As discussed in Robert Shiller’s Nobel Prize lecture , the original puzzle in financial economics was why stock prices are so volatile relative to dividends. According to the Gordon growth formula, stock prices and dividends should have the same volatility. In the data, however, stock prices are significantly more volatile than dividends. Since the 1950s, stock prices have exhibited 16 percent annualized volatility. That is almost 10 percentage points higher than the “fundamental” volatility of dividends, which has been closer to 7 percent (for example, see Shiller’s annual data).
So stock volatility should be around 7 percent, based on the volatility of the actual future cash flows being discounted by stock prices, and the fact that it has historically been in the mid-teens is what's weird. Or that is a traditional view; the Liberty Street authors note that the more modern view incorporates time-varying discount rates to explain higher volatility. But in any case, "today's realized volatility is about 6-7 percent":
This level is what one would have originally predicted using the Gordon growth formula, suggesting that the low volatility puzzle is perhaps less puzzling than originally thought. Alternatively, if one subscribes to the more recent asset pricing theories, it appears that current volatility is either abnormally low or that discount rate variation has somehow been dampened, leading us back to concerns about investor complacency.
I mean one could argue that "discount rate variation has somehow been dampened" by actual central-bank interest-rate policies, not by complacency, but complacency is an option.
In any case, I love the possibility that low volatility could just be the market getting smarter. Once, the stock market was a playground for human emotions; people watched the news, panicked or rejoiced about what it would mean for their stock portfolios, and traded accordingly. They constantly overreacted, because humans constantly overreact to everything; recency and saliency biases caused them to overshoot and overcorrect on each piece of news. And now -- maybe -- they don't. Because they are index investors and don't follow the news all that closely, perhaps, or because they are computers running quantitative strategies and don't have human reactions. "Man, did you see Trump's latest tweet?," ask the humans in a panic. "I do not see how this changes the expected value of discounted future dividends," reply the computers boringly. They are not complacent, exactly; they are just focused. They have tuned out the noise.

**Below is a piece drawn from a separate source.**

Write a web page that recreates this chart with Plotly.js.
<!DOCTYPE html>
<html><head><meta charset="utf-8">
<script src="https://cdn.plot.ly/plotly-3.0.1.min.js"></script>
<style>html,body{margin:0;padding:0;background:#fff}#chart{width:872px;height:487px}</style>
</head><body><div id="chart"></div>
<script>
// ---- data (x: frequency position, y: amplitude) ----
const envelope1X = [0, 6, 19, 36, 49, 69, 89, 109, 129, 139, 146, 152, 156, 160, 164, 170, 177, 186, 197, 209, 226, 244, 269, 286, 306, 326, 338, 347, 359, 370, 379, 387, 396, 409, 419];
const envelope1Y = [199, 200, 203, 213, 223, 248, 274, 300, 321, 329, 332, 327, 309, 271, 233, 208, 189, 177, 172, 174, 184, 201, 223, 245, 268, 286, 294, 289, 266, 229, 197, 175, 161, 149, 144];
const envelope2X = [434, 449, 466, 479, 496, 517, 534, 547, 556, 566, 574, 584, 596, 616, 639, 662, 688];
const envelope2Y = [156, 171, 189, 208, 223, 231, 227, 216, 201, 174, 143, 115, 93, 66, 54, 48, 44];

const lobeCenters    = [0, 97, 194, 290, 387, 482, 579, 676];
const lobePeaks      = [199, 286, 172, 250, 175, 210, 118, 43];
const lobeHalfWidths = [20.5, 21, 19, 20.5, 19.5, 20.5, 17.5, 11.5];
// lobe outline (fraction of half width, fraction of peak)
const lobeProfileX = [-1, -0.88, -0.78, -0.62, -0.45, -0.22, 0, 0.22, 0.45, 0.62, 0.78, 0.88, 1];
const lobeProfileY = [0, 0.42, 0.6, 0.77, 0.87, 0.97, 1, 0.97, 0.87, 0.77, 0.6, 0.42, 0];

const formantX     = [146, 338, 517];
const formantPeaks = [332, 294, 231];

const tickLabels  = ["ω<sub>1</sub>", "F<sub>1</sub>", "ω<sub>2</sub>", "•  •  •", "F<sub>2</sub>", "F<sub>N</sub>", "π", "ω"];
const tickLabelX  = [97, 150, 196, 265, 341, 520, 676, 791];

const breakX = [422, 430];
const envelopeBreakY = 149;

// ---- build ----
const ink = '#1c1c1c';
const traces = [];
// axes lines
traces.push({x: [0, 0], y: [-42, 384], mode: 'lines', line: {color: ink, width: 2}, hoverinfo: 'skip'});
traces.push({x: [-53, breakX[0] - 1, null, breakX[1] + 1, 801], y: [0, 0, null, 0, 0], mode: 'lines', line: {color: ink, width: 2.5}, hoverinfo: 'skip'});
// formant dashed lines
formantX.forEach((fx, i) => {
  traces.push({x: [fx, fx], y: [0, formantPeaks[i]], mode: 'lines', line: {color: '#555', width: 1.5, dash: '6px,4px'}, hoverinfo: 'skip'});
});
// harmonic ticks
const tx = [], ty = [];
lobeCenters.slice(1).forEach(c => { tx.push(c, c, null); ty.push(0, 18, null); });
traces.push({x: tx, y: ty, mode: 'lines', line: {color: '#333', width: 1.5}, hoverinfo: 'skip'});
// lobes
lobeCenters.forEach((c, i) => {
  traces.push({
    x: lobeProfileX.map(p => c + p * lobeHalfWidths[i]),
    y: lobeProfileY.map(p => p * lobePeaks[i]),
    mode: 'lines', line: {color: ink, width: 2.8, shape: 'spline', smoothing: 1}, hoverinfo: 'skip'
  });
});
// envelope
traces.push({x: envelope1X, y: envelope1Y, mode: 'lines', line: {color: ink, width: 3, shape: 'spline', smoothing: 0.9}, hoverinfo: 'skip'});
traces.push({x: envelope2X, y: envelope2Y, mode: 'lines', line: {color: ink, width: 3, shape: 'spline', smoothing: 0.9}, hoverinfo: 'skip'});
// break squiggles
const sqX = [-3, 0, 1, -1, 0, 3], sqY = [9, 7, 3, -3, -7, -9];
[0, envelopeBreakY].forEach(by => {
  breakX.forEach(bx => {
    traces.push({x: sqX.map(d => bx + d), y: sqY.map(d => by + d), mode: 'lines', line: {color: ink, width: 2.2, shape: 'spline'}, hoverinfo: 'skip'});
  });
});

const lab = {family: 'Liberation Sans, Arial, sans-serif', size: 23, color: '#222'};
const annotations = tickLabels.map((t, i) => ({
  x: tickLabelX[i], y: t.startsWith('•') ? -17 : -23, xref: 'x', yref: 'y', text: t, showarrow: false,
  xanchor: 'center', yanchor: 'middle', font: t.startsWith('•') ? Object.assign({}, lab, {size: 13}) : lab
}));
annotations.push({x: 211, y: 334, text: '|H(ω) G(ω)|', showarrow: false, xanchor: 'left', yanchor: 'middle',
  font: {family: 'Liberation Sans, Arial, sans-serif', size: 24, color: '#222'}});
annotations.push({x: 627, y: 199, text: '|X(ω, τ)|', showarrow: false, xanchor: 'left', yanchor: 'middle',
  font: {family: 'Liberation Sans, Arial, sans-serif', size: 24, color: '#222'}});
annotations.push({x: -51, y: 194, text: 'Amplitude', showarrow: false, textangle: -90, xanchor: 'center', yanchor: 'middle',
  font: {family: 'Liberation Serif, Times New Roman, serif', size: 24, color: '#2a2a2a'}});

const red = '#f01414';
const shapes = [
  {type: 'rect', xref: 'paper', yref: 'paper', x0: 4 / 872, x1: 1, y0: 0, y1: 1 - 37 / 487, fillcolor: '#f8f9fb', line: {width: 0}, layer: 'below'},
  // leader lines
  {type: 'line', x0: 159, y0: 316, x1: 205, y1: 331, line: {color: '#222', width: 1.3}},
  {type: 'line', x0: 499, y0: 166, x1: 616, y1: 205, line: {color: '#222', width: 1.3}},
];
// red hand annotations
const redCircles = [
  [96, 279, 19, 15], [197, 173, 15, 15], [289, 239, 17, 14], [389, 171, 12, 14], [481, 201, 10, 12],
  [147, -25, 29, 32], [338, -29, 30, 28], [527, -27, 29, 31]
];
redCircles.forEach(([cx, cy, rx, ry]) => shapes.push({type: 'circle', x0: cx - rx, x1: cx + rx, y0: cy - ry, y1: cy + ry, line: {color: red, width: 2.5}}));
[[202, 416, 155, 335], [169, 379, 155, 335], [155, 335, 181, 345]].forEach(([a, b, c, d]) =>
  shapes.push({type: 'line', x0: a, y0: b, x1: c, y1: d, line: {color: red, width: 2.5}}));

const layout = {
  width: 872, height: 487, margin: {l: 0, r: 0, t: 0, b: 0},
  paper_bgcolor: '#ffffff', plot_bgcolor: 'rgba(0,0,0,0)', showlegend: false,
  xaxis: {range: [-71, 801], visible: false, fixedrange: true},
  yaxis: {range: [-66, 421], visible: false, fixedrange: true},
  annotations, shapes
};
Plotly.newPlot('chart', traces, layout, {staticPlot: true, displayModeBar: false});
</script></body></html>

People are worried about unicorns.
Here is James Mackintosh noting that private markets are the new public markets:
In the past two decades, money has flooded into venture capital and private equity, with buyout funds now sitting on a record $954 billion available for deals, according to Preqin data. The small-company CEO can choose between an IPO and selling to private funds—and private money’s more easily available than ever before. Why bother to list?

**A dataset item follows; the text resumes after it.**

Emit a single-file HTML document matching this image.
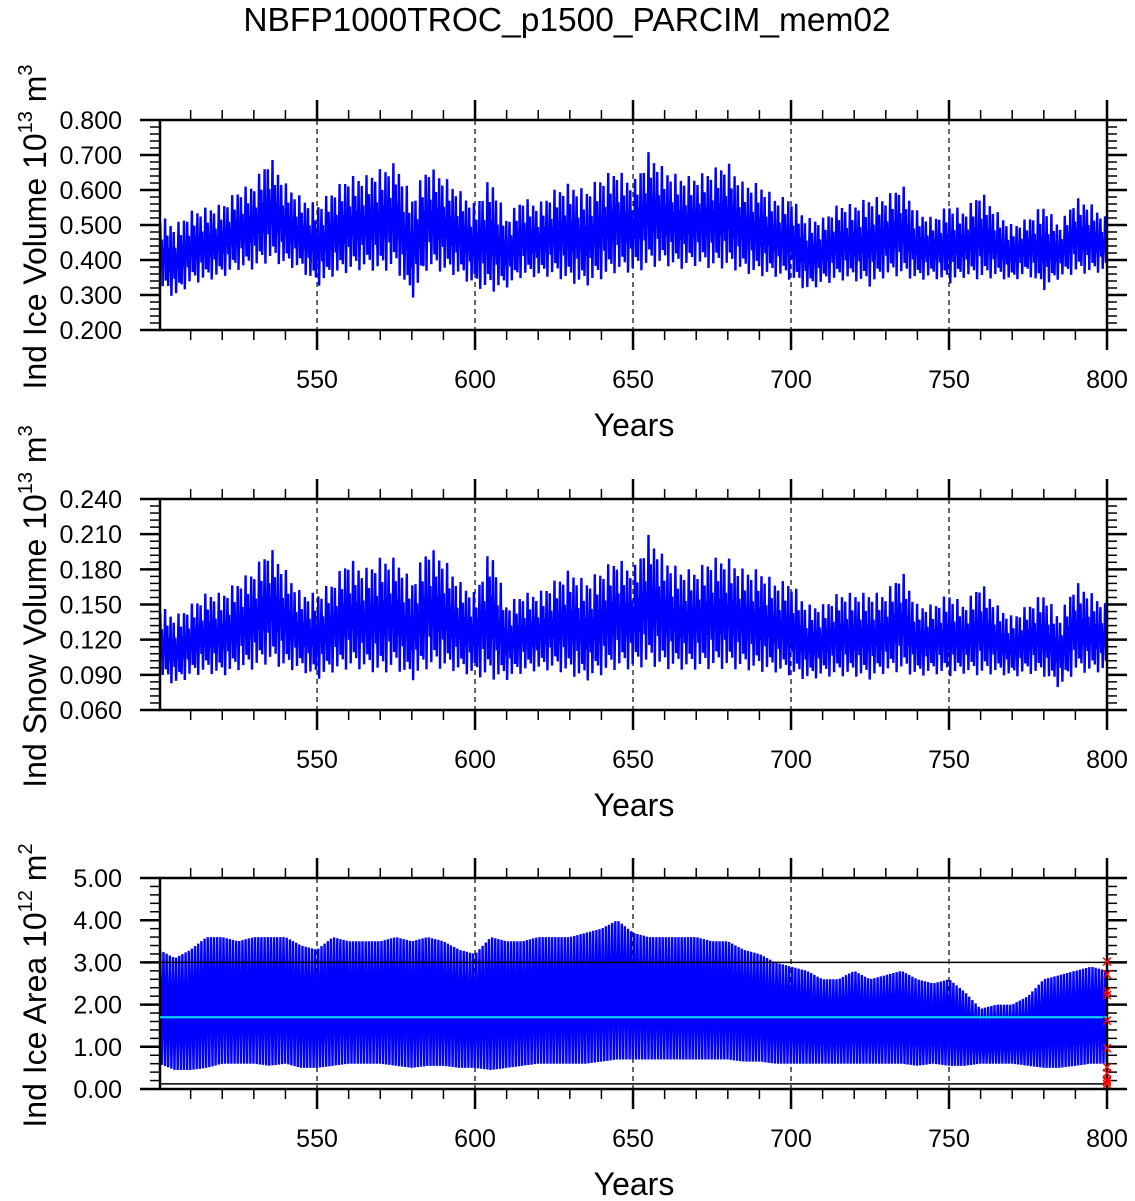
<!DOCTYPE html>
<html><head><meta charset="utf-8"><style>
html,body{margin:0;padding:0;background:#fff}
svg{display:block;font-family:"Liberation Sans",Arial,sans-serif}
</style></head><body>
<svg id="chart" width="1135" height="1201" viewBox="0 0 1135 1201">
<text x="567" y="31" font-size="33.5" text-anchor="middle">NBFP1000TROC_p1500_PARCIM_mem02</text>
</svg>
<script>
// x-axis data (5-year envelope sample years)
const envYears = [];
for (let y = 500; y <= 800; y += 5) envYears.push(y);
const xTicks = [550, 600, 650, 700, 750, 800];

// Panel 1: ice volume
const iceVolMax = [0.53,0.50,0.54,0.55,0.56,0.60,0.62,0.70,0.62,0.58,0.56,0.60,0.64,0.64,0.66,0.68,0.58,0.67,0.64,0.60,0.56,0.64,0.52,0.58,0.56,0.60,0.62,0.60,0.64,0.66,0.62,0.71,0.66,0.64,0.64,0.66,0.68,0.62,0.62,0.58,0.58,0.52,0.52,0.56,0.56,0.58,0.58,0.62,0.54,0.52,0.56,0.54,0.60,0.54,0.50,0.52,0.56,0.50,0.58,0.56,0.52];
const iceVolMin = [0.31,0.28,0.32,0.33,0.34,0.36,0.36,0.38,0.37,0.36,0.31,0.34,0.35,0.36,0.35,0.36,0.27,0.36,0.35,0.34,0.31,0.29,0.31,0.34,0.34,0.34,0.32,0.31,0.33,0.35,0.35,0.36,0.37,0.36,0.37,0.36,0.36,0.35,0.34,0.34,0.33,0.30,0.32,0.33,0.33,0.31,0.34,0.34,0.33,0.34,0.32,0.34,0.33,0.34,0.33,0.35,0.30,0.34,0.35,0.35,0.36];
const iceVolTicks = ["0.200","0.300","0.400","0.500","0.600","0.700","0.800"];

// Panel 2: snow volume
const snowMax = [0.15,0.14,0.15,0.16,0.16,0.17,0.18,0.20,0.18,0.16,0.16,0.17,0.19,0.18,0.19,0.19,0.17,0.20,0.19,0.17,0.16,0.20,0.15,0.16,0.16,0.17,0.18,0.17,0.18,0.19,0.18,0.21,0.19,0.18,0.18,0.19,0.19,0.18,0.18,0.17,0.17,0.15,0.15,0.16,0.16,0.16,0.16,0.18,0.15,0.15,0.16,0.15,0.17,0.15,0.14,0.15,0.16,0.14,0.17,0.16,0.15];
const snowMin = [0.085,0.078,0.085,0.088,0.085,0.09,0.09,0.095,0.09,0.09,0.082,0.088,0.09,0.09,0.085,0.09,0.08,0.09,0.09,0.088,0.085,0.08,0.082,0.088,0.09,0.09,0.085,0.08,0.085,0.09,0.09,0.092,0.09,0.09,0.09,0.09,0.09,0.09,0.088,0.088,0.085,0.082,0.085,0.085,0.085,0.082,0.088,0.088,0.085,0.088,0.085,0.088,0.085,0.088,0.085,0.088,0.085,0.075,0.088,0.088,0.09];
const snowTicks = ["0.060","0.090","0.120","0.150","0.180","0.210","0.240"];

// Panel 3: ice area
const areaMax = [3.3,3.1,3.3,3.6,3.6,3.5,3.6,3.6,3.6,3.4,3.3,3.6,3.5,3.5,3.5,3.6,3.5,3.6,3.5,3.3,3.2,3.6,3.5,3.5,3.6,3.6,3.6,3.7,3.8,4.0,3.7,3.6,3.6,3.6,3.6,3.5,3.5,3.3,3.2,3.0,2.9,2.8,2.6,2.6,2.8,2.6,2.7,2.8,2.6,2.5,2.6,2.3,1.9,2.0,2.0,2.2,2.6,2.7,2.8,2.9,2.8];
const areaMin = [0.6,0.45,0.45,0.5,0.6,0.6,0.6,0.55,0.6,0.5,0.5,0.55,0.6,0.6,0.6,0.55,0.5,0.55,0.55,0.5,0.5,0.45,0.5,0.55,0.6,0.6,0.6,0.6,0.65,0.7,0.7,0.7,0.7,0.7,0.7,0.7,0.7,0.65,0.65,0.6,0.6,0.6,0.6,0.6,0.6,0.6,0.6,0.6,0.55,0.6,0.55,0.55,0.6,0.6,0.6,0.55,0.5,0.5,0.55,0.6,0.6];
const areaTicks = ["0.00","1.00","2.00","3.00","4.00","5.00"];
const areaRefLines = [3.0, 1.7, 0.12];
const areaMarkers = [3.0, 2.7, 2.3, 2.2, 1.6, 0.95, 0.5, 0.35, 0.2, 0.15, 0.1];

const NS = "http://www.w3.org/2000/svg";
const svg = document.getElementById("chart");
const X0 = 160, X1 = 1107, YR0 = 500.3, YR1 = 800;
function xs(v){ return X0 + (v - YR0) / (YR1 - YR0) * (X1 - X0); }
function mk(tag, attrs, parent){
  const e = document.createElementNS(NS, tag);
  for (const k in attrs) e.setAttribute(k, attrs[k]);
  (parent || svg).appendChild(e);
  return e;
}
function envAt(arr, yr){
  const t = (yr - 500) / 5; const i = Math.min(Math.floor(t), arr.length - 2); const f = t - i;
  return arr[i] * (1 - f) + arr[i + 1] * f;
}
const noisePos = [0.9,0.3,0.7,0.1,0.6,0.4,1,0.2,0.5,0.8,0.15,0.65,0.35,0.95,0.05,0.55,0.45];

function panel(name, top, bottom, ymin, ymax, ticks, minorN, maxArr, minArr, titleMain, expo, unitPow, seasonal){
  const g = mk("g", {});
  
  
  const ys = v => bottom - (v - ymin) / (ymax - ymin) * (bottom - top);
  xTicks.slice(0, 5).forEach(t => {
    const l = mk("line", {x1: xs(t), x2: xs(t), y1: top, y2: bottom, stroke: "#000", "stroke-width": 1.2, "stroke-dasharray": "5,4"}, g);
    
    
  });
  let d = "";
  const stepYr = seasonal ? 0.5 : 0.25;
  let k = 0;
  for (let yr = 500.4; yr < 800; yr += stepYr, k++) {
    const hi = envAt(maxArr, yr), lo = envAt(minArr, yr);
    const frac = seasonal ? (k % 2 === 0 ? 1 : 0) : noisePos[k % noisePos.length];
    const v = lo + (hi - lo) * frac;
    d += (d ? "L" : "M") + xs(yr).toFixed(1) + "," + ys(v).toFixed(1);
  }
  const cp = mk("clipPath", {id: "clip-" + name}, g);
  mk("rect", {x: X0, y: top, width: X1 - X0, height: bottom - top}, cp);
  const p = mk("path", {d: d, fill: "none", stroke: "#0000ff", "stroke-width": seasonal ? 2.4 : 2.4, "clip-path": "url(#clip-" + name + ")"}, g);
  
  
  const fr = mk("rect", {x: X0, y: top, width: X1 - X0, height: bottom - top, fill: "none", stroke: "#000", "stroke-width": 2.5}, g);
  
  
  for (let yr = 510; yr <= 800; yr += 10) {
    const major = yr % 50 === 0; const L = major ? 20 : 10; const x = xs(yr);
    mk("line", {x1: x, x2: x, y1: bottom, y2: bottom + L, stroke: "#000", "stroke-width": major ? 2.5 : 1.5}, g);
    mk("line", {x1: x, x2: x, y1: top, y2: top - L, stroke: "#000", "stroke-width": major ? 2.5 : 1.5}, g);
  }
  xTicks.forEach(t => {
    const tx = mk("text", {x: xs(t), y: bottom + 58, "font-size": 25, "text-anchor": "middle"}, g);
    tx.textContent = t;
    
    
  });
  const xt = mk("text", {x: 634, y: bottom + 106, "font-size": 32, "text-anchor": "middle"}, g);
  xt.textContent = "Years";
  
  
  const step = (ymax - ymin) / (ticks.length - 1);
  for (let i = 0; i < ticks.length; i++) {
    const v = ymin + i * step, y = ys(v);
    mk("line", {x1: X0 - 20, x2: X0, y1: y, y2: y, stroke: "#000", "stroke-width": 2.5}, g);
    mk("line", {x1: X1, x2: X1 + 20, y1: y, y2: y, stroke: "#000", "stroke-width": 2.5}, g);
    const tx = mk("text", {x: 122, y: y + 9, "font-size": 25, "text-anchor": "end"}, g);
    tx.textContent = ticks[i];
    
    
    if (i < ticks.length - 1) for (let m = 1; m < minorN; m++) {
      const ym = ys(v + step * m / minorN);
      mk("line", {x1: X0 - 10, x2: X0, y1: ym, y2: ym, stroke: "#000", "stroke-width": 1.5}, g);
      mk("line", {x1: X1, x2: X1 + 10, y1: ym, y2: ym, stroke: "#000", "stroke-width": 1.5}, g);
    }
  }
  const cy = (top + bottom) / 2 + 2;
  const yt = mk("text", {transform: "translate(46," + cy + ") rotate(-90)", "font-size": 32, "text-anchor": "middle"}, g);
  
  
  const a = mk("tspan", {}, yt); a.textContent = titleMain + " 10";
  const b = mk("tspan", {"font-size": 20, dy: -14}, yt); b.textContent = expo;
  const c = mk("tspan", {dy: 14}, yt); c.textContent = " m";
  const e = mk("tspan", {"font-size": 20, dy: -14}, yt); e.textContent = unitPow;
  return {g, ys};
}

panel("ice-volume", 120, 330, 0.2, 0.8, iceVolTicks, 5, iceVolMax, iceVolMin, "Ind Ice Volume", "13", "3", false);
panel("snow-volume", 499, 710, 0.06, 0.24, snowTicks, 5, snowMax, snowMin, "Ind Snow Volume", "13", "3", false);
const p3 = panel("ice-area", 878, 1089, 0, 5, areaTicks, 5, areaMax, areaMin, "Ind Ice Area", "12", "2", true);

areaRefLines.forEach((v, i) => {
  const l = mk("line", {x1: X0, x2: X1, y1: p3.ys(v), y2: p3.ys(v), stroke: i === 1 ? "#00e5ff" : "#000", "stroke-width": i === 1 ? 2 : 1.5}, p3.g);
  
  
});
areaMarkers.forEach(v => {
  const t = mk("text", {x: xs(800), y: p3.ys(v) + 6, "font-size": 20, "text-anchor": "middle", fill: "#ff0000"}, p3.g);
  t.textContent = "×";
  
  
});
</script>
</body></html>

“The key issue of the lack of IPOs is that firms don’t need to be public—as they used to—to get capital,” says Mr. Stulz.
He argues that this is a good sign for public markets and a bad one for private markets, because founders choose the optimal financing markets for themselves:
CEOs and CFOs should know more about their company’s prospects than outsiders, so if they have a choice of ways to finance, the one they pick is probably offering a better deal. But the asset class offering the best deal to the company is also the one offering the worst deal to the investor.
Arguably though founders choose the better deal for themselves, not for their company, and the better deal may be non-economic: If you can get better governance rights or perpetual control or whatever in the private markets, you might be willing to give private investors better financial terms. Or that seems to be the assumption implicit in a lot of venture-capital investing -- that being "founder friendly" can get you better economic returns -- though I don't know if it is actually true.